Are Your Retirement Plans Realistic?

Most of us have beliefs and assumptions about retirement, often based on what we’ve witnessed among friends and relatives. Yet the reality of retirement may not always coincide with our expectations, which makes it that much more important for you to give serious thought to this next chapter in life.

The Pew Research Center conducted a survey comparing what younger Americans expected later life to look like, versus the reality experienced by those 65 and up. They found some significant differences between the two groups. For example, on the chart above we see that 39% of respondents expected that they would have a second career, but that was actually the case for only 14% of those over 65.

And it’s not just a matter of being realistic with your plan. You have to take an active role in making it happen. Consider the finding that 80% of the younger Pew survey respondents expected they would be engaged in volunteer work, yet only 52% of those over age 65 were so occupied.

One reason why people don’t volunteer as much as they expect to is that they don’t discover (or create) opportunities that are a good fit. But therein lies the rub. How will you know what constitutes a good fit unless you invest sufficient time to discern what you’re genuinely interested in doing?

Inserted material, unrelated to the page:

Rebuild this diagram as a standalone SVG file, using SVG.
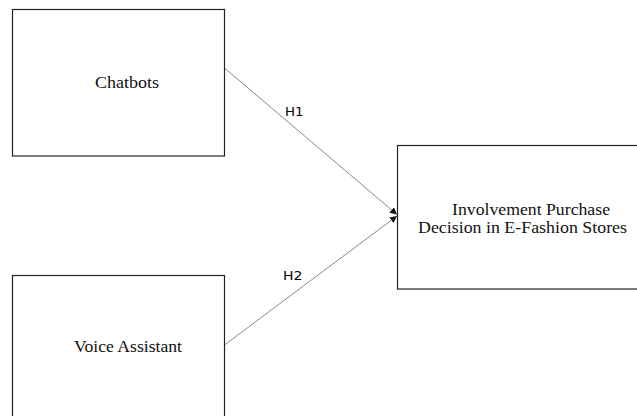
<svg xmlns="http://www.w3.org/2000/svg" width="637" height="416" viewBox="0 0 637 416">
<style>
.box{fill:#fff;stroke:#222;stroke-width:1.2}
.lbl{font-family:"Liberation Serif","Times New Roman",serif;font-size:16px;fill:#111}
.hyp{font-family:"DejaVu Sans","Open Sans",sans-serif;font-size:12px;fill:#000}
.conn{stroke:#555;stroke-width:0.7;fill:none}
</style>
<defs>
<marker id="arr" viewBox="0 0 10 10" refX="10" refY="5" markerWidth="7" markerHeight="7" orient="auto" markerUnits="userSpaceOnUse">
<path d="M0,0 L10,5 L0,10 z" fill="#111"/>
</marker>
</defs>
<rect width="637" height="416" fill="#fff"/>
<g id="connectors">
<line class="conn" x1="224.5" y1="68" x2="397" y2="214.5" marker-end="url(#arr)"/>
<line class="conn" x1="224.5" y1="345" x2="397" y2="216" marker-end="url(#arr)"/>
<text class="hyp" x="285" y="115.5" textLength="18.5" lengthAdjust="spacingAndGlyphs">H1</text>
<text class="hyp" x="283" y="279.5" textLength="19.5" lengthAdjust="spacingAndGlyphs">H2</text>
</g>
<g id="chatbots">
<rect class="box" x="12.5" y="9.5" width="212" height="146.5"/>
<text class="lbl" x="95" y="88" textLength="64" lengthAdjust="spacingAndGlyphs">Chatbots</text>
</g>
<g id="voice-assistant">
<rect class="box" x="12.5" y="275.5" width="212" height="150"/>
<text class="lbl" x="74" y="351.5" textLength="108" lengthAdjust="spacingAndGlyphs">Voice Assistant</text>
</g>
<g id="purchase-decision">
<rect class="box" x="397.5" y="145.5" width="250" height="143.5"/>
<text class="lbl" x="452" y="214.5" textLength="158" lengthAdjust="spacingAndGlyphs">Involvement Purchase</text>
<text class="lbl" x="418" y="232.5" textLength="209" lengthAdjust="spacingAndGlyphs">Decision in E-Fashion Stores</text>
</g>
</svg>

We all know of people who had to “re-retire” because their initial idea to volunteer with a local non-profit, play golf, or spend time with their grandchildren proved to be insufficient. Planning your next chapter in life takes thought, effort, and a keen sense of which endeavors will resonate most closely with your true self. Without a compelling picture to motivate and draw you forward, chances are you won’t take full advantage of the opportunities available when you exit your job.